We can use these categories as guideposts: How bad are these as
problems? What approaches have been proposed/tried/implemented so far? If
we can improve one of them without harming our ability to perform well
on the others, we have made progress, if we improve several in tandem,
that's even better.
- How good are long-term forecasts?
- How quickly does our forecasting ability decrease with increasing range of the question/forecast?
- Does it decrease at all, or just oscillate wildly?
- How quickly does performance degrade in different categories of questions (finance, meteorology, global economics, technological development) and by different forecasters (prediction markets, superforecasters & teams)?
- How good are our forecasts on low-probability events?
- How good are our forecasts on extinction events?
- How good are our forecasts in situations where we have historical discontinuities?
- How quickly/slowly do our forecasts converge to the final answer?
- When don't they converge?
- Can we classify convergence/divergence/oscillation behaviors?
- How do prediction markets, professional forecasting teams, internet enthusiasts and large language models compare?
https://forum.effectivealtruism.org/posts/qZqvBLvR5hX9sEkjR/comparing-top-forecasters-and-domain-experts
https://github.com/MperorM/gpt3-metaculus
- What is a good formalization of the idea of a forecaster being accurate at a level of n%?
- See Precision of Sets of Forecasts
- Are better short-term forecasters also better long-term forecasters?
- Do forecasters become better at forecasting over time?
- How quickly?
- Over time/over more forecasts
- How much does forecaster quantity affect forecast quality on continuous questions? (i.e., extend Dillon 2021 to continuous data)

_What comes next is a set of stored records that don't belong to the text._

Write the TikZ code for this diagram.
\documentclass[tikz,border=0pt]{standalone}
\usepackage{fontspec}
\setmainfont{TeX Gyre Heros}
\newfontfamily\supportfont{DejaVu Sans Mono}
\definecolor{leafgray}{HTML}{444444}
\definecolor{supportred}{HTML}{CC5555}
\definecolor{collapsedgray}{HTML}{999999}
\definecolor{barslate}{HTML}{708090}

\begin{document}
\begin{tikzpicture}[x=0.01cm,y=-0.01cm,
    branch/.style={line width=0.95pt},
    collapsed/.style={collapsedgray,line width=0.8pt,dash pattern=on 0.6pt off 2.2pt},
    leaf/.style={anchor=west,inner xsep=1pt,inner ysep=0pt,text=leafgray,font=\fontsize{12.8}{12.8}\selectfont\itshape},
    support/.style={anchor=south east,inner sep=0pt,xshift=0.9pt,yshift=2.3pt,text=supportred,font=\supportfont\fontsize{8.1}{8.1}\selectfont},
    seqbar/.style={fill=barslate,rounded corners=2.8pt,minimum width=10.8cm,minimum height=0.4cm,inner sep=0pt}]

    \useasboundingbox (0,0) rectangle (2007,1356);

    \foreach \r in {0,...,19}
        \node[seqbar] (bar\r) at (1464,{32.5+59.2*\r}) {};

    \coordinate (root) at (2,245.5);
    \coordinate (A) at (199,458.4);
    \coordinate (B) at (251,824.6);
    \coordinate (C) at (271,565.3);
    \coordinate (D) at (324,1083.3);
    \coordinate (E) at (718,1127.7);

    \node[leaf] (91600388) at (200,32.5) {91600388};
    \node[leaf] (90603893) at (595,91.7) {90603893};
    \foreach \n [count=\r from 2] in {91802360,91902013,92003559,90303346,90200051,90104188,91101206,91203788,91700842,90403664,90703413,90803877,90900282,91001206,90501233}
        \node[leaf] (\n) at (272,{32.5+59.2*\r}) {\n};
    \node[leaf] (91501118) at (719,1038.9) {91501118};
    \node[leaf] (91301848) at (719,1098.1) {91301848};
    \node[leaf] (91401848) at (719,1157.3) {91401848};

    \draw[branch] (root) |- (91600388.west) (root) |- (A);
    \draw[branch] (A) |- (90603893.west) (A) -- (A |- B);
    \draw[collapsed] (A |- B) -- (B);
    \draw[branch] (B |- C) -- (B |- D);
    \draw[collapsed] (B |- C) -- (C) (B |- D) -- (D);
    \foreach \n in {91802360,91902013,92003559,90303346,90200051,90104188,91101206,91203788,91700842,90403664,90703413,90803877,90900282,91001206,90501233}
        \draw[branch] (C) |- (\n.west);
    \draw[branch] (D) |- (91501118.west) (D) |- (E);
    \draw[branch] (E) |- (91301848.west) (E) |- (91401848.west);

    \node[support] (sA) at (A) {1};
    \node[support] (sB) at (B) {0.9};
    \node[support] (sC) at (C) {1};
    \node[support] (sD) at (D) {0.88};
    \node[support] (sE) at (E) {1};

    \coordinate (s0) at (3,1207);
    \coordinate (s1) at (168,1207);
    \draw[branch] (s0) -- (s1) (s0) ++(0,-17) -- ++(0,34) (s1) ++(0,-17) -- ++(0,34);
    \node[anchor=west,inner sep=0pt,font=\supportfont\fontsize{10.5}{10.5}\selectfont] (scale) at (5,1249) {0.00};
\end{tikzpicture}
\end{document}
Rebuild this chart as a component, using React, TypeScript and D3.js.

- How much does forecasting time affect forecast quality?
- Generally, scaling laws for forecasting would be interesting/cool to see
- How much do number of resolutions/forecasts matter for forecast quality/learning?
- Do laypeople/pundits/domain experts perform better than forecasters/superforecasters/forecasting teams/prediction markets specifically under novel & unforeseen situations?
- Are more extreme views or more conservative views more accurate?
- What possible forecasting scoring rules could we develop?
- Taking into account:
- Accuracy compared to others
- Importance of question
- That incentivize collaboration and positive-sum interactions instead of information-hiding
- How can we compare the skill and reliability of forecasters to one another?
- Metaculus at the moment does this by "who writes good comments". That seems inadequate.
- Taking into account:
- Number of questions each forecaster predicted on
- Calibration
- Resolution
- Importance of questions
- Two boundary methods:
- Compare using a scoring rule on any question the forecasters predicted on
- Compare using a scoring rule on the intersection of the questions the forecasters predicted on
- Two functions of scoring rules: Rewarding or comparing forecasters
- Related field: information elicitation
- See also: Chapter 27 from Algorithmic Game Theory (Nisan et al. 2007)
- How can we deal with questions with unclear resolution criteria?
- Collect Metaculus experiments on this
- How do we incentivise good predictions on long-term questions?
- Ideas:
- chained temporal forecasts
- How do we incentivise good predictions on low-probability events?
- Ideas:
- chained conditional forecasts
- Is there any conceivable way of incentivizing good predictions on extinction events?
- What are methods of scoring/defining how good a question was?
- Where are the big datasets of past judgmental forecasts?
- What is the rate of positive resolution by range?
- How difficult is it to manipulate real existing prediction platforms?